═══ Recorded information ═══

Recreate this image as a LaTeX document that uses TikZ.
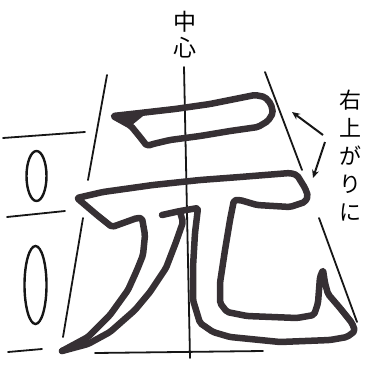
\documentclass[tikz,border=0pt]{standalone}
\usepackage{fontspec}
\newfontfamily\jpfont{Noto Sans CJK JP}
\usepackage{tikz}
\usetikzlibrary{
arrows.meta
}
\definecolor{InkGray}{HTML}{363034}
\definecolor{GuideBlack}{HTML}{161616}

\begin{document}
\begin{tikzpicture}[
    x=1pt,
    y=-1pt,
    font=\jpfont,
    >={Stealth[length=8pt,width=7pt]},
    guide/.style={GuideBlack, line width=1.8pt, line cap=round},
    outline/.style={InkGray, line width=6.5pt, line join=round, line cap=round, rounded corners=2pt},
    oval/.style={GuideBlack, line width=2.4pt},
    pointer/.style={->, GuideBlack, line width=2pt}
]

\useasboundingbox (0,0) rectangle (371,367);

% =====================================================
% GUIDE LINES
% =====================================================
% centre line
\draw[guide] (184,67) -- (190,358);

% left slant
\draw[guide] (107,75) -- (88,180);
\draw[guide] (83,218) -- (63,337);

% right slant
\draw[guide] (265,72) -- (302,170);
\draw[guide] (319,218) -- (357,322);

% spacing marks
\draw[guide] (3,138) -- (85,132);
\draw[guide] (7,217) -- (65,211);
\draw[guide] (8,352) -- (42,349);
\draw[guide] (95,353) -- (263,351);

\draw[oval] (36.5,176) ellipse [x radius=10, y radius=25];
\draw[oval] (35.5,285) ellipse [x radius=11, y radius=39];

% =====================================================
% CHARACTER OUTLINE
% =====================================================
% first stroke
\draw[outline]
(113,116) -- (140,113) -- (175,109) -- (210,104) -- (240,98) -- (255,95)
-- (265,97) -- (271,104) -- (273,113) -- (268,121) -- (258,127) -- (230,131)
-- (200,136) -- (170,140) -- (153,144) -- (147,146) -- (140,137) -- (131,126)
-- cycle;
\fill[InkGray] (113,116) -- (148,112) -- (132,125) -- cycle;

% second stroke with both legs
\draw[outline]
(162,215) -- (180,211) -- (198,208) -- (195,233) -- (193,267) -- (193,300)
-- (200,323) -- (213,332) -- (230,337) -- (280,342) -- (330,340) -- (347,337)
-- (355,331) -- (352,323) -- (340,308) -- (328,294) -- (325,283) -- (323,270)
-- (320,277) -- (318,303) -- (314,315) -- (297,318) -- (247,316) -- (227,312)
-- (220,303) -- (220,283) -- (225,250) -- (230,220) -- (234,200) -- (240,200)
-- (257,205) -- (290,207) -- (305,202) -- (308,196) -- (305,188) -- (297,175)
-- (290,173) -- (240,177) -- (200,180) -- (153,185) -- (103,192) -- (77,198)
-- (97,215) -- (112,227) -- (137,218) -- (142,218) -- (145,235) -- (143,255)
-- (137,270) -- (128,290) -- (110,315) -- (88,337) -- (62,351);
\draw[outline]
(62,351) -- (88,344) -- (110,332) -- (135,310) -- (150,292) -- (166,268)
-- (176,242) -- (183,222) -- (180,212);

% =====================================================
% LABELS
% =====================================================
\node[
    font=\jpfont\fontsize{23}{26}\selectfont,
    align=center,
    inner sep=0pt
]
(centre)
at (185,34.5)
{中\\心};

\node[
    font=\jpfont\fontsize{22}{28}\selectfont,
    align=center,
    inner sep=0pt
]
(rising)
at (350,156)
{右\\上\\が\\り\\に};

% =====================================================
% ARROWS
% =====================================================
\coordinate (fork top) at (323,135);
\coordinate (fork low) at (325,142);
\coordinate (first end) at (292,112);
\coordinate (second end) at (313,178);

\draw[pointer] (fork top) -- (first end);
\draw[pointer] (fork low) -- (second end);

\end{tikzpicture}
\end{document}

═══

Task prompt
Without the pictures, output the full listing exactly as it stands.

Response below
Recreate this image as a LaTeX document that uses TikZ.
\documentclass[tikz,border=0pt]{standalone}
\usepackage{fontspec}
\newfontfamily\jpfont{Noto Sans CJK JP}
\usepackage{tikz}
\usetikzlibrary{
arrows.meta
}
\definecolor{InkGray}{HTML}{363034}
\definecolor{GuideBlack}{HTML}{161616}

\begin{document}
\begin{tikzpicture}[
    x=1pt,
    y=-1pt,
    font=\jpfont,
    >={Stealth[length=8pt,width=7pt]},
    guide/.style={GuideBlack, line width=1.8pt, line cap=round},
    outline/.style={InkGray, line width=6.5pt, line join=round, line cap=round, rounded corners=2pt},
    oval/.style={GuideBlack, line width=2.4pt},
    pointer/.style={->, GuideBlack, line width=2pt}
]

\useasboundingbox (0,0) rectangle (371,367);

% =====================================================
% GUIDE LINES
% =====================================================
% centre line
\draw[guide] (184,67) -- (190,358);

% left slant
\draw[guide] (107,75) -- (88,180);
\draw[guide] (83,218) -- (63,337);

% right slant
\draw[guide] (265,72) -- (302,170);
\draw[guide] (319,218) -- (357,322);

% spacing marks
\draw[guide] (3,138) -- (85,132);
\draw[guide] (7,217) -- (65,211);
\draw[guide] (8,352) -- (42,349);
\draw[guide] (95,353) -- (263,351);

\draw[oval] (36.5,176) ellipse [x radius=10, y radius=25];
\draw[oval] (35.5,285) ellipse [x radius=11, y radius=39];

% =====================================================
% CHARACTER OUTLINE
% =====================================================
% first stroke
\draw[outline]
(113,116) -- (140,113) -- (175,109) -- (210,104) -- (240,98) -- (255,95)
-- (265,97) -- (271,104) -- (273,113) -- (268,121) -- (258,127) -- (230,131)
-- (200,136) -- (170,140) -- (153,144) -- (147,146) -- (140,137) -- (131,126)
-- cycle;
\fill[InkGray] (113,116) -- (148,112) -- (132,125) -- cycle;

% second stroke with both legs
\draw[outline]
(162,215) -- (180,211) -- (198,208) -- (195,233) -- (193,267) -- (193,300)
-- (200,323) -- (213,332) -- (230,337) -- (280,342) -- (330,340) -- (347,337)
-- (355,331) -- (352,323) -- (340,308) -- (328,294) -- (325,283) -- (323,270)
-- (320,277) -- (318,303) -- (314,315) -- (297,318) -- (247,316) -- (227,312)
-- (220,303) -- (220,283) -- (225,250) -- (230,220) -- (234,200) -- (240,200)
-- (257,205) -- (290,207) -- (305,202) -- (308,196) -- (305,188) -- (297,175)
-- (290,173) -- (240,177) -- (200,180) -- (153,185) -- (103,192) -- (77,198)
-- (97,215) -- (112,227) -- (137,218) -- (142,218) -- (145,235) -- (143,255)
-- (137,270) -- (128,290) -- (110,315) -- (88,337) -- (62,351);
\draw[outline]
(62,351) -- (88,344) -- (110,332) -- (135,310) -- (150,292) -- (166,268)
-- (176,242) -- (183,222) -- (180,212);

% =====================================================
% LABELS
% =====================================================
\node[
    font=\jpfont\fontsize{23}{26}\selectfont,
    align=center,
    inner sep=0pt
]
(centre)
at (185,34.5)
{中\\心};

\node[
    font=\jpfont\fontsize{22}{28}\selectfont,
    align=center,
    inner sep=0pt
]
(rising)
at (350,156)
{右\\上\\が\\り\\に};

% =====================================================
% ARROWS
% =====================================================
\coordinate (fork top) at (323,135);
\coordinate (fork low) at (325,142);
\coordinate (first end) at (292,112);
\coordinate (second end) at (313,178);

\draw[pointer] (fork top) -- (first end);
\draw[pointer] (fork low) -- (second end);

\end{tikzpicture}
\end{document}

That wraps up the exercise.